Recorded data:
□ □ □
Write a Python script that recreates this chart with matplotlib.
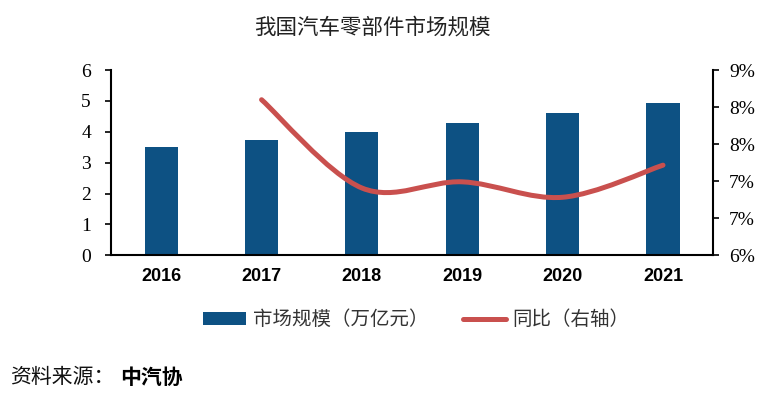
import matplotlib
matplotlib.use("Agg")
import matplotlib.pyplot as plt
from matplotlib.path import Path
from matplotlib.patches import PathPatch
from matplotlib.lines import Line2D
from matplotlib.patches import Patch
import numpy as np

plt.rcParams['font.family'] = ['Noto Sans CJK SC', 'DejaVu Sans']

years = ['2016', '2017', '2018', '2019', '2020', '2021']
market_size = [3.5, 3.75, 4.0, 4.3, 4.6, 4.92]
yoy_years = ['2017', '2018', '2019', '2020', '2021']
yoy = [8.52, 7.09, 7.19, 6.94, 7.46]
left_ticks = [0, 1, 2, 3, 4, 5, 6]
right_ticks = [6.0, 6.6, 7.2, 7.8, 8.4, 9.0]
right_labels = ['6%', '7%', '7%', '8%', '8%', '9%']

bar_color = '#0D5183'
line_color = '#C9504E'

fig = plt.figure(figsize=(7.71, 3.96), dpi=100)
ax = fig.add_axes([0.144, 0.3553, 0.781, 0.4677])
ax2 = ax.twinx()

x = np.arange(len(years))
ax.bar(x, market_size, width=0.33, color=bar_color, zorder=2)
ax.set_xlim(-0.5, len(years) - 0.5)
ax.set_ylim(0, 6)
ax.set_yticks(left_ticks)
ax.set_yticklabels([str(t) for t in left_ticks], fontfamily='Liberation Serif', fontsize=14)
ax.set_xticks(x)
ax.set_xticklabels(years, fontfamily='Liberation Sans', fontweight='bold', fontsize=13)
ax.tick_params(axis='x', length=0, pad=9)
ax.tick_params(axis='y', direction='out', length=4.5, width=1.2, pad=10)

# smoothed line (Bezier through data points)
lx = np.array([years.index(y) for y in yoy_years], dtype=float)
ly = np.array(yoy, dtype=float)
verts = [(lx[0], ly[0])]
codes = [Path.MOVETO]
n = len(lx)
for i in range(n - 1):
    p0 = np.array([lx[max(i - 1, 0)], ly[max(i - 1, 0)]])
    p1 = np.array([lx[i], ly[i]])
    p2 = np.array([lx[i + 1], ly[i + 1]])
    p3 = np.array([lx[min(i + 2, n - 1)], ly[min(i + 2, n - 1)]])
    c1 = p1 + (p2 - p0) / 6.0
    c2 = p2 - (p3 - p1) / 6.0
    verts += [tuple(c1), tuple(c2), tuple(p2)]
    codes += [Path.CURVE4] * 3
path = Path(verts, codes)
ax2.add_patch(PathPatch(path, facecolor='none', edgecolor=line_color, lw=3.6,
                        capstyle='round', joinstyle='round', zorder=3))
ax2.set_ylim(6, 9)
ax2.set_yticks(right_ticks)
ax2.set_yticklabels(right_labels, fontfamily='Liberation Serif', fontsize=14)
ax2.tick_params(axis='y', direction='out', length=4.5, width=1.2, pad=7)

for a in (ax, ax2):
    a.spines['top'].set_visible(False)
    for s in ('left', 'right', 'bottom'):
        a.spines[s].set_linewidth(1.5)
        a.spines[s].set_color('black')
ax.spines['right'].set_visible(False)
ax2.spines['left'].set_visible(False)
ax2.spines['bottom'].set_visible(False)

fig.text(0.4825, 0.930, '我国汽车零部件市场规模', ha='center', va='center',
         fontsize=15.5, color='#222222')

handles = [Patch(facecolor=bar_color, edgecolor='none'),
           Line2D([0], [0], color=line_color, lw=3.6, solid_capstyle='round')]
leg = fig.legend(handles, ['市场规模（万亿元）', '同比（右轴）'], loc='center',
                 bbox_to_anchor=(0.540, 0.192), ncol=2, frameon=False,
                 fontsize=14, handlelength=2.2, handleheight=0.6,
                 handletextpad=0.35, columnspacing=1.8)
for t in leg.get_texts():
    t.set_color('#333333')

fig.text(0.013, 0.048, '资料来源：', ha='left', va='center', fontsize=15, color='#111111')
fig.text(0.156, 0.048, '中汽协', ha='left', va='center', fontsize=15,
         fontweight='bold', color='black')

fig.savefig('out.png', dpi=100)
□ □ □
Goal of the exercise: Restate the entire listing word for word, excluding pictures.

Reply:
Write a Python script that recreates this chart with matplotlib.
import matplotlib
matplotlib.use("Agg")
import matplotlib.pyplot as plt
from matplotlib.path import Path
from matplotlib.patches import PathPatch
from matplotlib.lines import Line2D
from matplotlib.patches import Patch
import numpy as np

plt.rcParams['font.family'] = ['Noto Sans CJK SC', 'DejaVu Sans']

years = ['2016', '2017', '2018', '2019', '2020', '2021']
market_size = [3.5, 3.75, 4.0, 4.3, 4.6, 4.92]
yoy_years = ['2017', '2018', '2019', '2020', '2021']
yoy = [8.52, 7.09, 7.19, 6.94, 7.46]
left_ticks = [0, 1, 2, 3, 4, 5, 6]
right_ticks = [6.0, 6.6, 7.2, 7.8, 8.4, 9.0]
right_labels = ['6%', '7%', '7%', '8%', '8%', '9%']

bar_color = '#0D5183'
line_color = '#C9504E'

fig = plt.figure(figsize=(7.71, 3.96), dpi=100)
ax = fig.add_axes([0.144, 0.3553, 0.781, 0.4677])
ax2 = ax.twinx()

x = np.arange(len(years))
ax.bar(x, market_size, width=0.33, color=bar_color, zorder=2)
ax.set_xlim(-0.5, len(years) - 0.5)
ax.set_ylim(0, 6)
ax.set_yticks(left_ticks)
ax.set_yticklabels([str(t) for t in left_ticks], fontfamily='Liberation Serif', fontsize=14)
ax.set_xticks(x)
ax.set_xticklabels(years, fontfamily='Liberation Sans', fontweight='bold', fontsize=13)
ax.tick_params(axis='x', length=0, pad=9)
ax.tick_params(axis='y', direction='out', length=4.5, width=1.2, pad=10)

# smoothed line (Bezier through data points)
lx = np.array([years.index(y) for y in yoy_years], dtype=float)
ly = np.array(yoy, dtype=float)
verts = [(lx[0], ly[0])]
codes = [Path.MOVETO]
n = len(lx)
for i in range(n - 1):
    p0 = np.array([lx[max(i - 1, 0)], ly[max(i - 1, 0)]])
    p1 = np.array([lx[i], ly[i]])
    p2 = np.array([lx[i + 1], ly[i + 1]])
    p3 = np.array([lx[min(i + 2, n - 1)], ly[min(i + 2, n - 1)]])
    c1 = p1 + (p2 - p0) / 6.0
    c2 = p2 - (p3 - p1) / 6.0
    verts += [tuple(c1), tuple(c2), tuple(p2)]
    codes += [Path.CURVE4] * 3
path = Path(verts, codes)
ax2.add_patch(PathPatch(path, facecolor='none', edgecolor=line_color, lw=3.6,
                        capstyle='round', joinstyle='round', zorder=3))
ax2.set_ylim(6, 9)
ax2.set_yticks(right_ticks)
ax2.set_yticklabels(right_labels, fontfamily='Liberation Serif', fontsize=14)
ax2.tick_params(axis='y', direction='out', length=4.5, width=1.2, pad=7)

for a in (ax, ax2):
    a.spines['top'].set_visible(False)
    for s in ('left', 'right', 'bottom'):
        a.spines[s].set_linewidth(1.5)
        a.spines[s].set_color('black')
ax.spines['right'].set_visible(False)
ax2.spines['left'].set_visible(False)
ax2.spines['bottom'].set_visible(False)

fig.text(0.4825, 0.930, '我国汽车零部件市场规模', ha='center', va='center',
         fontsize=15.5, color='#222222')

handles = [Patch(facecolor=bar_color, edgecolor='none'),
           Line2D([0], [0], color=line_color, lw=3.6, solid_capstyle='round')]
leg = fig.legend(handles, ['市场规模（万亿元）', '同比（右轴）'], loc='center',
                 bbox_to_anchor=(0.540, 0.192), ncol=2, frameon=False,
                 fontsize=14, handlelength=2.2, handleheight=0.6,
                 handletextpad=0.35, columnspacing=1.8)
for t in leg.get_texts():
    t.set_color('#333333')

fig.text(0.013, 0.048, '资料来源：', ha='left', va='center', fontsize=15, color='#111111')
fig.text(0.156, 0.048, '中汽协', ha='left', va='center', fontsize=15,
         fontweight='bold', color='black')

fig.savefig('out.png', dpi=100)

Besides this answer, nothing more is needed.